Get Even More Visitors To Your Blog, Upgrade To A Business Listing >>

Siapa Bilang Walisongo Keturunan Cina? Bagian 1

Siapakah orang yang pertama kali mengatakan bahwa Walisongo termasuk keluarga besar kesultanan demak berasal Dari China?.
Teori tentang Pengaruh China imbasnya sangat luar biasa, karena sampai saat ini banyak orang yang percaya dengan teori yang menyesatkan ini, padahal teori ini muncul dari sebuah sumber yang tidak jelas, anehnya beberapa pengkaji sejarah sangat percaya dan manut-manut dengan adanya teori ini. Sekali lagi dimunculkan jawaban dan sanggahan tentang teori tersebut bukanlah karena kami anti terhadap China, Insya Allah ini karena hanya untuk ditujukan sebagai sebuah pelurusan sejarah dan nasab, tidak lebih dari itu, SUKU BANGSA CHINA JUGA punya andil dalam perjalanan bangsa ini, mereka juga banyak berjasa, terutama pada masa LAKSAMANA MUHAMMAD CHENG HO yang juga dalam beberapa tulisan sejarah China diindikasikan merupakan keturunan Rasulullah SAW (perlu kajian kembali), namun untuk permasalahan tentang Kesultanan DEMAK DAN WALISONGO kiranya banyak fihak yang harus tahu terhadap latar belakang timbulnya TEORI PENGARUH CHINA ini.

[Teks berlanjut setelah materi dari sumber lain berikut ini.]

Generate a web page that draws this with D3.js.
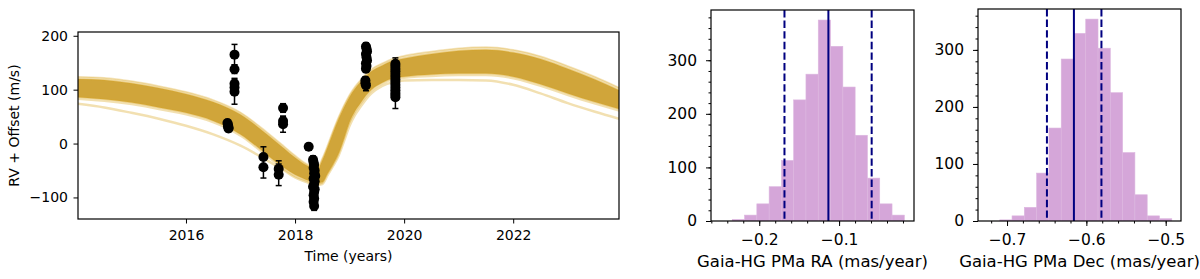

Inilah jawabannya yang saya ambil dari bukunya Umar Hasyim, Sunan Muria, Penerbit Menara Kudus tahun 1983 dan pernah saya share pada tanggal 29 Oktobee 2014 di FB saya.
SELAMAT MENIKMATI, SEMOGA DENGAN BACAAN INI KITA SADAR AKAN PENTINGNYA SEBUAH PELURUSAN SEJARAH…
Didalam sebuah buku sejarah yang berjudul “RUNTUHNYA KERAJAAN HINDU JAWA DAN TIMBULNYA NEGARA NEGARA ISLAM JAWA DI NUSANTARA” tulisan Prof. Dr. Slamet Mulyana terbitan Bharatara, Jakarta tahun 1968, dijelaskan bahwa para tokoh sejarah yang memegang tampuk pemerintahan kerajaan Islam Demak dan diantara para Wali Sembilan (Walisongo) adalah orang China atau keturunan China.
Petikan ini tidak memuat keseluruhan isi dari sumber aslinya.